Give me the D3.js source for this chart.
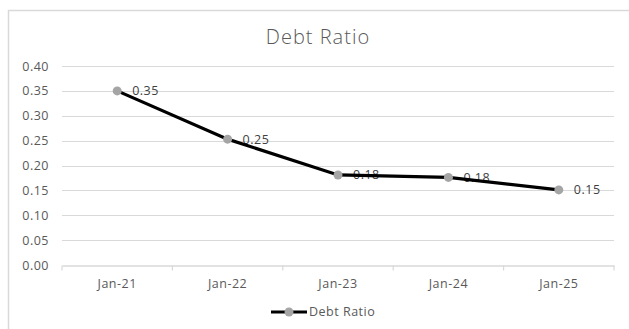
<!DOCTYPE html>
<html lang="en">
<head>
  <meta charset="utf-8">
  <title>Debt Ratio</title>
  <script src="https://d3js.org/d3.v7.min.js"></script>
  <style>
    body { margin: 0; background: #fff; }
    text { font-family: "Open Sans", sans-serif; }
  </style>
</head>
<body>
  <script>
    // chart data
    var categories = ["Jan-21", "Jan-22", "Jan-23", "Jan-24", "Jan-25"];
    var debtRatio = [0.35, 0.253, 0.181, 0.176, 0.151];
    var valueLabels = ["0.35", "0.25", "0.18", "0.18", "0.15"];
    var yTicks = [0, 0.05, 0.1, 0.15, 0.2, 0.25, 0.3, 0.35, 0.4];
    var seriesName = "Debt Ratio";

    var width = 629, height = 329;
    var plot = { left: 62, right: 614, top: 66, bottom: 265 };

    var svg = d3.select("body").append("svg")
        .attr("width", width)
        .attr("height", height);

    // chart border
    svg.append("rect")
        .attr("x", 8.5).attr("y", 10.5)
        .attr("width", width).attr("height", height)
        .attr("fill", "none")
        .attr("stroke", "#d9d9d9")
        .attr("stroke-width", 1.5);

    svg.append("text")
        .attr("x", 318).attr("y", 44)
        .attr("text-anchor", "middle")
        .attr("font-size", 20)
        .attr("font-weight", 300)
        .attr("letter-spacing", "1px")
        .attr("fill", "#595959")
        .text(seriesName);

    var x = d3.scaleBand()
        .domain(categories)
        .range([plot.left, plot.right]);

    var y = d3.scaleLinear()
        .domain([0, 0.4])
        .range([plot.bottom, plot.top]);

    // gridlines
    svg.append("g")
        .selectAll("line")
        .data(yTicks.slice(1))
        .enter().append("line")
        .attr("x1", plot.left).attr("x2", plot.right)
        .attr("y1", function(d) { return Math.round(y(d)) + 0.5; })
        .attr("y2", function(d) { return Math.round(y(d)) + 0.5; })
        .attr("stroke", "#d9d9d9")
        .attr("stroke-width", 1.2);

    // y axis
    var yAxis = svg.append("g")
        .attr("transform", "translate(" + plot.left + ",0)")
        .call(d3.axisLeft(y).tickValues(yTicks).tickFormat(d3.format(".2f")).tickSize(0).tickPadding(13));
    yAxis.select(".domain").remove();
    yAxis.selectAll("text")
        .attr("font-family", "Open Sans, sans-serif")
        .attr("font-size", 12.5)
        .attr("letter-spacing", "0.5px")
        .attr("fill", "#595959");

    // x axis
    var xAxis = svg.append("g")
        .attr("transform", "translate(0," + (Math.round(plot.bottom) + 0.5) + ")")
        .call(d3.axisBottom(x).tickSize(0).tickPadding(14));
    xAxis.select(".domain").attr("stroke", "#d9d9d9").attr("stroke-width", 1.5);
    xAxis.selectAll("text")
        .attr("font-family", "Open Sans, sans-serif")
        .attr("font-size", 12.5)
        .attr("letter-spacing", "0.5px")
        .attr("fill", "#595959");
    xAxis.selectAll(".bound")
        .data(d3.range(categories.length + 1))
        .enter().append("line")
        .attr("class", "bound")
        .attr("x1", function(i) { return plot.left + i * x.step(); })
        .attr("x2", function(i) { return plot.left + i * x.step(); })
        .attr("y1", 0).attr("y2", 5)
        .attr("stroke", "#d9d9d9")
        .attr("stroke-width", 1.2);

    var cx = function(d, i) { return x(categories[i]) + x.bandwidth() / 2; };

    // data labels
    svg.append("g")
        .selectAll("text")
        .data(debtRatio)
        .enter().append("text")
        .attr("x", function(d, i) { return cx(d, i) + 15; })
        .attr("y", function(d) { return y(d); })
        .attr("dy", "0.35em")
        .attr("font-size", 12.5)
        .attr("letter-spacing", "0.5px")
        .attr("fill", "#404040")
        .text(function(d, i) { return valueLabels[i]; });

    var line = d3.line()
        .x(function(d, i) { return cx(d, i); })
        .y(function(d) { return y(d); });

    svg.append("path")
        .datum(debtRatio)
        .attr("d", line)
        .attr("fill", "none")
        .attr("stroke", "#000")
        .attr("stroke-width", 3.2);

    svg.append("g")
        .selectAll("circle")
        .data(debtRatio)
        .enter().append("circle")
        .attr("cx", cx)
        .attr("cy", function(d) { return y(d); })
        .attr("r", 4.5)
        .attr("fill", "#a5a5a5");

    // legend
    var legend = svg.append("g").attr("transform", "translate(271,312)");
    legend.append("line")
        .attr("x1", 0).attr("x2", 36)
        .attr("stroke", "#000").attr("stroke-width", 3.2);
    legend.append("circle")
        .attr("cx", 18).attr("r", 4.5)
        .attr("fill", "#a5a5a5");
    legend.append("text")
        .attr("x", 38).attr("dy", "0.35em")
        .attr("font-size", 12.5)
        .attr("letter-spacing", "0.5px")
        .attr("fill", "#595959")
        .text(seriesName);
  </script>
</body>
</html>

__SET TASK__.
Restate only the lines running from the start of the material above through the line containing "66, bottom: 265", ends included. No pictures.

__REPLY__.
Give me the D3.js source for this chart.
<!DOCTYPE html>
<html lang="en">
<head>
  <meta charset="utf-8">
  <title>Debt Ratio</title>
  <script src="https://d3js.org/d3.v7.min.js"></script>
  <style>
    body { margin: 0; background: #fff; }
    text { font-family: "Open Sans", sans-serif; }
  </style>
</head>
<body>
  <script>
    // chart data
    var categories = ["Jan-21", "Jan-22", "Jan-23", "Jan-24", "Jan-25"];
    var debtRatio = [0.35, 0.253, 0.181, 0.176, 0.151];
    var valueLabels = ["0.35", "0.25", "0.18", "0.18", "0.15"];
    var yTicks = [0, 0.05, 0.1, 0.15, 0.2, 0.25, 0.3, 0.35, 0.4];
    var seriesName = "Debt Ratio";

    var width = 629, height = 329;
    var plot = { left: 62, right: 614, top: 66, bottom: 265 };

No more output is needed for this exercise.